Is there any recommendation to the data validation strategy post migration? I may not want to validate on the entire data set as it may be huge and validation itself would be time consuming. Is there a better way of doing this by means of sampling etc.? If so, what and how would be sampled?
You could write a bunch of sqoop jobs to import tables (into hive) and validate them by writing a beeline/hive script to obtain count. If there are a lot of tables, then you can try batch these statements.
Another way could be to use an open source ETL tool to import and then add a task to validate the table output from source and target. This will be slow as the transfer rate would be too slow, but it will do the job.
This may not scale. I am looking at solutions by means of sampling or any other strategy which gives atleast 95% correctness of validation (in case of sampling).
Depends on how rigorous you need the result to be and whether you're needing to validate the migration of the data or the migration of the code (stored procs) = the data processed after the migration. With a 95% tolerance target, you've got room to move.
Our best case migration involves a parallel run on both old and new systems. Then we compare record counts by some grouping dimension on both systems for a general level of confidence. If the record counts match, that gives us a good measure of confidence.
You can also sample record subsets and compare against the other system. A full outer join will provide a count of mismatches on both the new and old system. For larger data volumes, assuming well distributed data, 10K - 20K record samples will give reasonable coverage. Again, depending on the relative capacity of the Teradata and Hadoop systems, you'll probably get the fastest result pulling the samples from the Hadoop system into the Teradata system and performing the outer joins and aggregations there.
Thanks for the response.
I think i can break down the question into two parts.
1. What and how to sample?
For the comparison after the migration, how to do effective sampling from both TD and hadoop so that we are comparing closer sample data sets? Are you talking about random sampling or something else?
(Randam sampling may not even give the right data sets for comparison on two different systems).
2. What data quality operations to be performed on the two data sets?
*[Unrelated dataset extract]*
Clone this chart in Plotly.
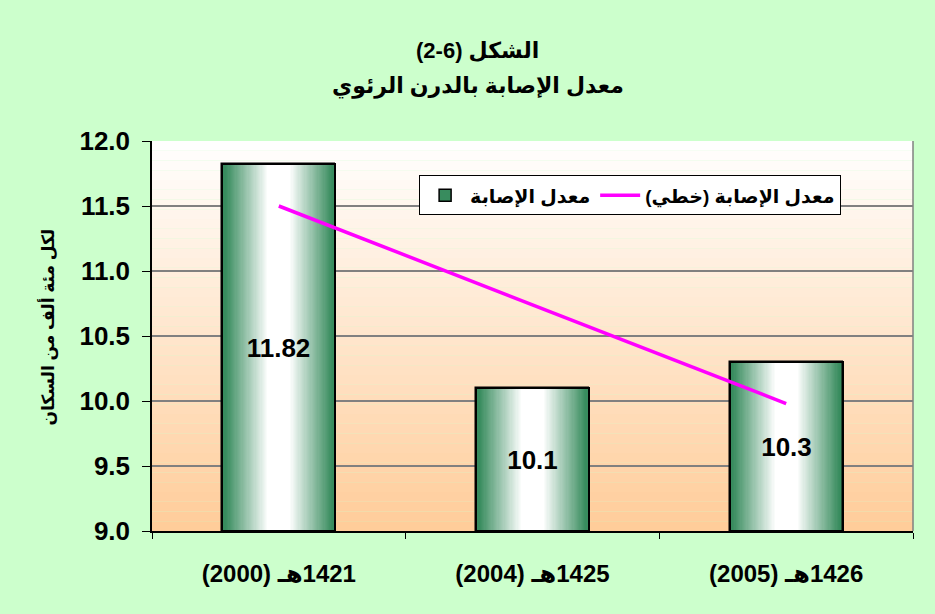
import plotly.graph_objects as go

RLE, PDF = "\u202b", "\u202c"

# data
categories = ["1421هـ (2000)", "1425هـ (2004)", "1426هـ (2005)"]
rates = [11.82, 10.1, 10.3]
rate_labels = ["11.82", "10.1", "10.3"]
trend = [11.50, 10.74, 9.98]
y_ticks = [9.0, 9.5, 10.0, 10.5, 11.0, 11.5, 12.0]
Y_MIN, Y_MAX = 9.0, 12.0

title_line1 = "الشكل (6-2)"
title_line2 = "معدل الإصابة بالدرن الرئوي"
y_title = "لكل مئة ألف من السكان"
bar_name = "معدل الإصابة"
trend_name = "معدل الإصابة (خطي)"


def rtl(s):
    # force right-to-left embedding so brackets/digits land where Arabic readers expect
    return RLE + s + PDF


FONT = "Arial, Liberation Sans, DejaVu Sans, sans-serif"
GREEN = (56, 140, 94)
BAR_W = 0.445

x_labels = [rtl(c) for c in categories]


def mix(c1, c2, t):
    return "rgb(%d,%d,%d)" % tuple(round(a + (b - a) * t) for a, b in zip(c1, c2))


fig = go.Figure()

# bars: overlay of ever narrower (centred) bars, dark green edges fading to a white core
steps = 40
for i in range(steps):
    f = 1.0 - 0.82 * i / (steps - 1)
    t = min(max((0.95 - f) / 0.75, 0.0), 1.0)
    w = BAR_W * f
    first = i == 0
    fig.add_trace(go.Bar(
        x=x_labels, y=rates, width=w, offset=-w / 2,
        marker=dict(color=mix(GREEN, (255, 255, 255), t),
                    line=dict(width=1.5 if first else 0, color="black")),
        name=rtl(bar_name), showlegend=first, hoverinfo=None if first else "skip",
    ))

# outline + value labels on top (based at the axis floor so the label sits mid-bar)
fig.add_trace(go.Bar(
    x=x_labels, y=[r - Y_MIN for r in rates], base=Y_MIN,
    width=BAR_W, offset=-BAR_W / 2,
    marker=dict(color="rgba(0,0,0,0)", line=dict(width=2, color="black")),
    text=rate_labels, textposition="inside", insidetextanchor="middle",
    textangle=0, constraintext="none",
    textfont=dict(family=FONT, size=26, color="black", weight="bold"),
    showlegend=False, hoverinfo="skip",
))

fig.add_trace(go.Scatter(
    x=x_labels, y=trend, mode="lines", name=rtl(trend_name),
    line=dict(color="#FF00FF", width=3.5),
))

# plot-area background: white at top fading to peach at the bottom
bands = 40
shapes = []
for i in range(bands):
    shapes.append(dict(
        type="rect", xref="x domain", yref="y domain", layer="below",
        x0=0, x1=1, y0=i / bands, y1=(i + 1) / bands,
        fillcolor=mix((255, 204, 153), (255, 255, 255), (i + 0.5) / bands),
        line=dict(width=0),
    ))
shapes.append(dict(type="line", xref="x domain", yref="y domain",
                   x0=1, x1=1, y0=0, y1=1, line=dict(color="#808080", width=1.5)))

fig.update_layout(
    width=935, height=614,
    paper_bgcolor="#CCFFCC", plot_bgcolor="rgba(0,0,0,0)",
    margin=dict(l=152, r=22, t=141, b=83),
    barmode="overlay", bargap=0,
    font=dict(family=FONT, color="black", weight="bold"),
    shapes=shapes,
    showlegend=True,
    legend=dict(
        orientation="h", x=0.351, y=0.912, xanchor="left", yanchor="top",
        bgcolor="white", bordercolor="black", borderwidth=1, itemwidth=40,
        font=dict(family=FONT, size=19, weight="bold"),
    ),
    xaxis=dict(
        tickson="boundaries", ticks="outside", ticklen=6, tickcolor="black",
        showline=True, linecolor="black", linewidth=1.5, showgrid=False,
        tickfont=dict(family=FONT, size=24, weight="bold"), ticklabelstandoff=20,
    ),
    yaxis=dict(
        range=[Y_MIN, Y_MAX], tickvals=y_ticks, tickformat=".1f",
        ticks="outside", ticklen=8, tickcolor="black",
        showline=True, linecolor="black", linewidth=1.5,
        showgrid=True, gridcolor="#808080", gridwidth=1.5,
        tickfont=dict(family=FONT, size=26, weight="bold"), ticklabelstandoff=7,
    ),
    annotations=[
        dict(text=rtl(title_line1), xref="paper", yref="paper", x=0.428, y=1.231,
             xanchor="center", yanchor="middle", showarrow=False,
             font=dict(family=FONT, size=22, weight="bold")),
        dict(text=rtl(title_line2), xref="paper", yref="paper", x=0.428, y=1.141,
             xanchor="center", yanchor="middle", showarrow=False,
             font=dict(family=FONT, size=22, weight="bold")),
        dict(text=rtl(y_title), xref="paper", yref="paper", x=-0.136, y=0.523,
             xanchor="center", yanchor="middle", textangle=-90, showarrow=False,
             font=dict(family=FONT, size=17, weight="bold")),
    ],
)

fig.write_html("out.html", config={"displayModeBar": False},
               post_script="document.body.style.margin='0';")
I can think of the following,
a. Count of records.
b. Number of nulls on each column
c. Number of empty values on each column
d. Number of unique values on each column
e. Column level stats like min, max etc based on the column/data type
f. Top N commonly occurring values on each column
g. Full outer join may also give more insights.
Since we are talking about samples, there has to be predefined threshold confidence level.
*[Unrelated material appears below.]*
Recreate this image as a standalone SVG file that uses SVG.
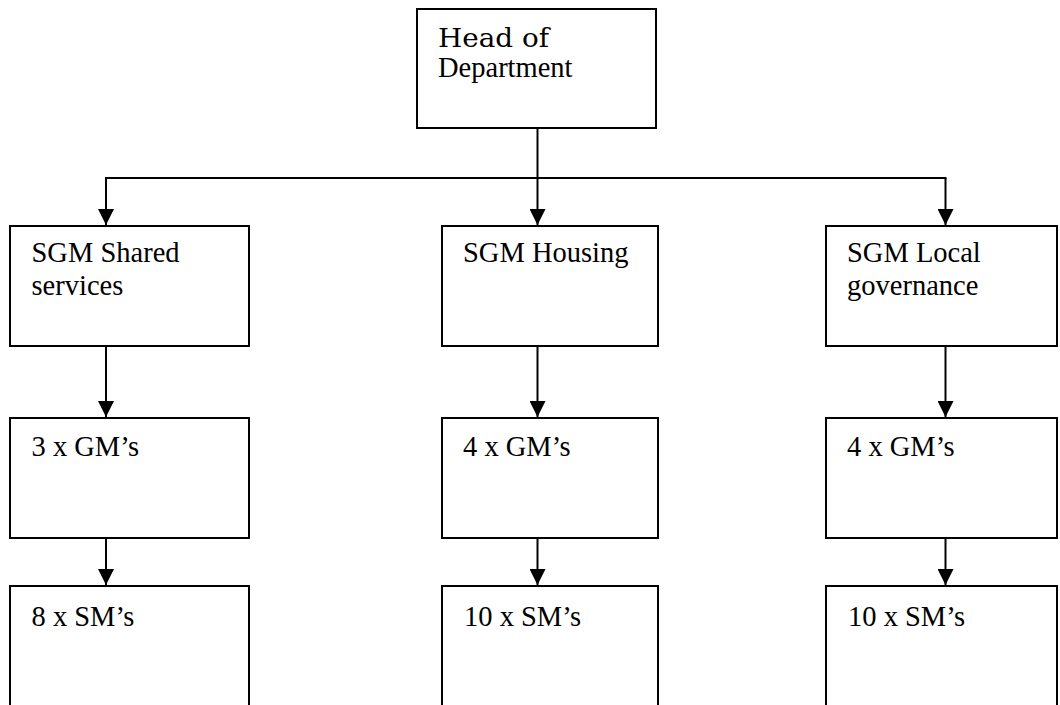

In regards to sampling, I would perform a random sample on the Hadoop side and upload that sample to Teradata - 10K's of records as opposed to millions or billions. Then perform the full outer join on the Teradata side - small data set joined against large dataset. If the primary key of the data set == the Teradata primary index, you should get reasonable join performance. Depending on capacity, you could also go the other way with sampling from Teradata and comparing to the full Hadoop dataset. There are a number of online tools you can use to generate sample sizes for different confidence levels.
The processing capacity required by either system to generate a sample set will depend on how truly random you need the sample to be or if a sampling 'short-cut' technique will work. For example, on one of our systems we have a multi-billion row table that's very well distributed. Selecting the top-n rows from each block or amp gives a useful sample, though not technically a truly statistically random sample.
Assuming you're not concerned with validating field values, but only record counts, e.g. you trust the field transforms, once you have the joined sample, you then have the following pieces of information (based on key matching):
Depending on how many different datasets or schemas with which you're dealing, the key matching technique is something that can be generated more easily pragmatically. You just need to specify key fields, as opposed to having to enumerate all fields.
Assuming you included the fields in the subset, not just the keys, you could then use this matched subset to also validate field transformations. Any of the measures you've listed above could be used to get confidence between the two data sets?
Not very clear on the key matching technique that you described. Can you please elaborate on what you generate and compare between TD and Hadoop with examples? And also the matched subset. What if the random sampling from TD and Hadoop are far apart?